For 10-year-old James Ratkovsky, volunteering is a way of life. Dance and theater round out this fifth-grader’s busy schedule.
“Helping others is rewarding in my heart. It feels really nice.”
It isn’t often you hear words such as these from a 10-year-old boy, but James Ratkovsky isn’t like other kids. For this Vandenberg Elementary fifth-grader, volunteering is a way of life. His schedule is packed so full of activities, it’s difficult for the family to keep up with them all. Mom Susan says it’s always been this way.
“James is a kind-hearted boy who cares for others and is a friend to everyone he meets,” she gushes proudly. “He has always been very nice and gotten along with everybody.” Dad Jim echoes that sentiment, describing his son in terms such as “level-headed,” “respectful,” and “non-judgmental.”
James’ roster of volunteer activities includes delivering care packages to seniors in assisted living facilities; participating in the Walk a Mile in Her Shoes fundraiser for WAVI to help support victims of domestic violence; distributing backpacks for a Back-to-School Roundup at Ellsworth Air Force Base; planting community gardens for his 4-H club, the Rushmore Riders and Explorers; and placing hats and scarves on the City of Presidents statues in downtown Rapid City to assist the homeless during the cold winter months.
With such a busy schedule you would think James couldn’t possibly have time for anything else, but his true passion is dance. He began his seventh year with On Your Toes Dance Studio in Rapid City this fall and has been dancing competitively for three years, performing a number of different styles including hip-hop, jazz, and lyrical—his favorite. He especially enjoys the holiday recitals because they help people get into the Christmas spirit and are more relaxed than other performances.

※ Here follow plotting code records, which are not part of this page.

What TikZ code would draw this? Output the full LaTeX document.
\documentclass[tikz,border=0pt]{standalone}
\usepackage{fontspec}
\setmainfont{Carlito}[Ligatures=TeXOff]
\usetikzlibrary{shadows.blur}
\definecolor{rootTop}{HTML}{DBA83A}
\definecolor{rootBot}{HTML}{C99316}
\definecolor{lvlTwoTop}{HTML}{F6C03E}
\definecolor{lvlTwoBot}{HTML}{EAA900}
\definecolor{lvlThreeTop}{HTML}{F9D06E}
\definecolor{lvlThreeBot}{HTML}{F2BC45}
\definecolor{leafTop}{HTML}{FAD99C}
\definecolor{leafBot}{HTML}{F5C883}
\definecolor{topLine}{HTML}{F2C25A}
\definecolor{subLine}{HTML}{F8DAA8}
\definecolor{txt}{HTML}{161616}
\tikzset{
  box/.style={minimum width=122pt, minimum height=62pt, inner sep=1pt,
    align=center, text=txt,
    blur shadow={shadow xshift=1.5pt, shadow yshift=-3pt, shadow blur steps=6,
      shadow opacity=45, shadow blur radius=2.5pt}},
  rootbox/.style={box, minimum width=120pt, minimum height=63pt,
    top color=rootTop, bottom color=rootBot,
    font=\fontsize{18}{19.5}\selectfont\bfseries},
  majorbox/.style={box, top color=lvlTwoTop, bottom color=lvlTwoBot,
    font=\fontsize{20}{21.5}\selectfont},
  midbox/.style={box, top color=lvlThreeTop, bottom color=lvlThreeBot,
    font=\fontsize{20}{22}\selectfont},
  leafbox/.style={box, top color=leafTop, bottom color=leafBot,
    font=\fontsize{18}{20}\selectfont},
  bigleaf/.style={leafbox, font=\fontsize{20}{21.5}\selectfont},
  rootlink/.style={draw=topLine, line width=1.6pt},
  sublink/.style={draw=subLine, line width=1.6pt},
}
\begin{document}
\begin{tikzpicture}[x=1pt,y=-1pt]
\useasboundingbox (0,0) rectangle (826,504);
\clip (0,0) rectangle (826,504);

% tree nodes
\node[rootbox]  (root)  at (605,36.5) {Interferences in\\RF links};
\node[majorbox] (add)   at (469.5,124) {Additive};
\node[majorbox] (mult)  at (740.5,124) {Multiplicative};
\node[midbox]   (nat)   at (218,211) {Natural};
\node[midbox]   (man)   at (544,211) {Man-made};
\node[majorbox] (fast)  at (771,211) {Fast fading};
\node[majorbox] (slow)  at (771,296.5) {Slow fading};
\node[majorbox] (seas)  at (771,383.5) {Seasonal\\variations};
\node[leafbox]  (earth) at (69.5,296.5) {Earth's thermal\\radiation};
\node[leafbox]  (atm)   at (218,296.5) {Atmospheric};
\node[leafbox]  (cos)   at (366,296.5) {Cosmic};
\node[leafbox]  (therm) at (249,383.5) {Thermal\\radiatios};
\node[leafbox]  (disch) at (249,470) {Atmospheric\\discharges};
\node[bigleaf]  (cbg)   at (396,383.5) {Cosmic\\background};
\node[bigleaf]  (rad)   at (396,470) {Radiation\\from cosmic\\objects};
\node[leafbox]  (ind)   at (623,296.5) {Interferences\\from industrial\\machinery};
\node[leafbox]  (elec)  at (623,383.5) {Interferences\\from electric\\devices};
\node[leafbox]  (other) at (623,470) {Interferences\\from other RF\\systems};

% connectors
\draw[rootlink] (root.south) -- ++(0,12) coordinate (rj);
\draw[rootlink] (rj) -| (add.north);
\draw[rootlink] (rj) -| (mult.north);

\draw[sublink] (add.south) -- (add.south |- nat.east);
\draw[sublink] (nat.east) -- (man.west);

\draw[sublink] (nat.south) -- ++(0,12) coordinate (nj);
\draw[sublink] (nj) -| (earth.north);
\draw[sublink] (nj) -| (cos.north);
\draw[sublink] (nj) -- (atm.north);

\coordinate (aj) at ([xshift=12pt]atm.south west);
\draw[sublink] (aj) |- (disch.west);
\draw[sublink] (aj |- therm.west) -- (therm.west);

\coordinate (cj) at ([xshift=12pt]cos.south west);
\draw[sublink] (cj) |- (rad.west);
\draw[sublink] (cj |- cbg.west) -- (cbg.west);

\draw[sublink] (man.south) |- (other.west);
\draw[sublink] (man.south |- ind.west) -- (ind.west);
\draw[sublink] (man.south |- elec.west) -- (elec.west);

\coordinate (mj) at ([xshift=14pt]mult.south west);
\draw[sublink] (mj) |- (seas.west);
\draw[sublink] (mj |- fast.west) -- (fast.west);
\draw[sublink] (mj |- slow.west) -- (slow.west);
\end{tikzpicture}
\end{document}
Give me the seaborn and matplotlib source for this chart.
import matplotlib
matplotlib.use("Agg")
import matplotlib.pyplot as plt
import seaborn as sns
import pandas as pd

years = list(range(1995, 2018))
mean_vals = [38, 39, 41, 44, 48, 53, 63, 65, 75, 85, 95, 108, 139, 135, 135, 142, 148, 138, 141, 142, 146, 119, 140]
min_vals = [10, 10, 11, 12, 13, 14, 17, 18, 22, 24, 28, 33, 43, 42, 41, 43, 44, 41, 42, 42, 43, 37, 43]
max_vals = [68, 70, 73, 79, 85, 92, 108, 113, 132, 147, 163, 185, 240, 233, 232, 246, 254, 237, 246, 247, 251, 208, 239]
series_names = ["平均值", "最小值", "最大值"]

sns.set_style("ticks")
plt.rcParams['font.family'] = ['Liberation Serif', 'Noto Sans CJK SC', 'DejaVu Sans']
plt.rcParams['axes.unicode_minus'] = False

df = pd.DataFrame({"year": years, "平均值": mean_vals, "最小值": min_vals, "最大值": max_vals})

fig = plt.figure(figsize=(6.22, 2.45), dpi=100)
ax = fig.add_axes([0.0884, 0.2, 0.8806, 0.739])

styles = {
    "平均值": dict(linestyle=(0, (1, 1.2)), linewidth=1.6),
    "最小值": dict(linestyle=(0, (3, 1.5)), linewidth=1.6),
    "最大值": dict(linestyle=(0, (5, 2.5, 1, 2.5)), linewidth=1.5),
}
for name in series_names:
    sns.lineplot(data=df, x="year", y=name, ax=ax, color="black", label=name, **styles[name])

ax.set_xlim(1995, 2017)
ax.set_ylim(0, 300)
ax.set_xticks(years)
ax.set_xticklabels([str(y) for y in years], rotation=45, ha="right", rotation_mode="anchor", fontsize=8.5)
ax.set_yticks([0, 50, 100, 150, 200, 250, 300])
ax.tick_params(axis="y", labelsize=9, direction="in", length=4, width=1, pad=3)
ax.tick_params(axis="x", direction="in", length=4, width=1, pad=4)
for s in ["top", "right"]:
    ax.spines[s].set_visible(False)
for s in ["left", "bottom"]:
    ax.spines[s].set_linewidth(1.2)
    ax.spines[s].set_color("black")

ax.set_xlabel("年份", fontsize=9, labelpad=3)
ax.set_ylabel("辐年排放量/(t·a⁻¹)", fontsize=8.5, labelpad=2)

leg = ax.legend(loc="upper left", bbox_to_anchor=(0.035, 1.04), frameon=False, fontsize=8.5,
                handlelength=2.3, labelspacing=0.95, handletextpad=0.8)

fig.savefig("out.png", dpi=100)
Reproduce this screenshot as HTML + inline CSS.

“I enjoy all the people there,” James says. “I’ve made lots of friends. I like being able to be myself and not have to work as hard as I do in school. It just kind of flows!”
Dance is only one pastime for this natural-born performer. James also enjoys theater and loves the rush of being onstage. He was the youngest cast member in an ACTS production of Newsies, playing Tommy Boy; he has also performed with the Missoula Children’s Theater for the past three years and attended Black Hills Performing Arts camp last summer, playing a guard in their Rockin’ Robin Hood production at Hill City High School. It’s a toss-up over which activity James prefers.
“I like them both the same,” he says diplomatically. “It’s hard to dance without words and it’s hard to sing without dancing.”
Not only do Jim and Susan support their son’s extracurricular activities fully; they are frequent participants themselves. Jim helped him distribute “May Day” care packages and potted plants for 4-H, and the whole family took a cruise to Mexico in October, choosing Carnival Cruise Lines in part because of their strong affiliation with St. Jude Children’s Research Hospital. While aboard the ship, they took part in Groove for St. Jude, a program in which they donated money toward finding a cure for children’s cancer and received a t-shirt and wristband in return—and got to dance.
“We’re not the ‘drop-off-at-the-door’ parents,” Susan says with a laugh.
How does the family manage to balance all of James’ activities with everyday responsibilities like work and school and getting dinner on the table?
“Through lots of communication!” says Susan. “We couldn’t function without an electronic calendar.”
“Sometimes I have to eat mac ‘n cheese from a box,” James adds.
When he has free time, James enjoys playing video games and working on art projects. When he grows up, he envisions becoming a teacher or an architect.
Regardless of what this bright young boy decides to pursue, there’s no doubt he’ll continue to be an inspiration to the many lives he touches.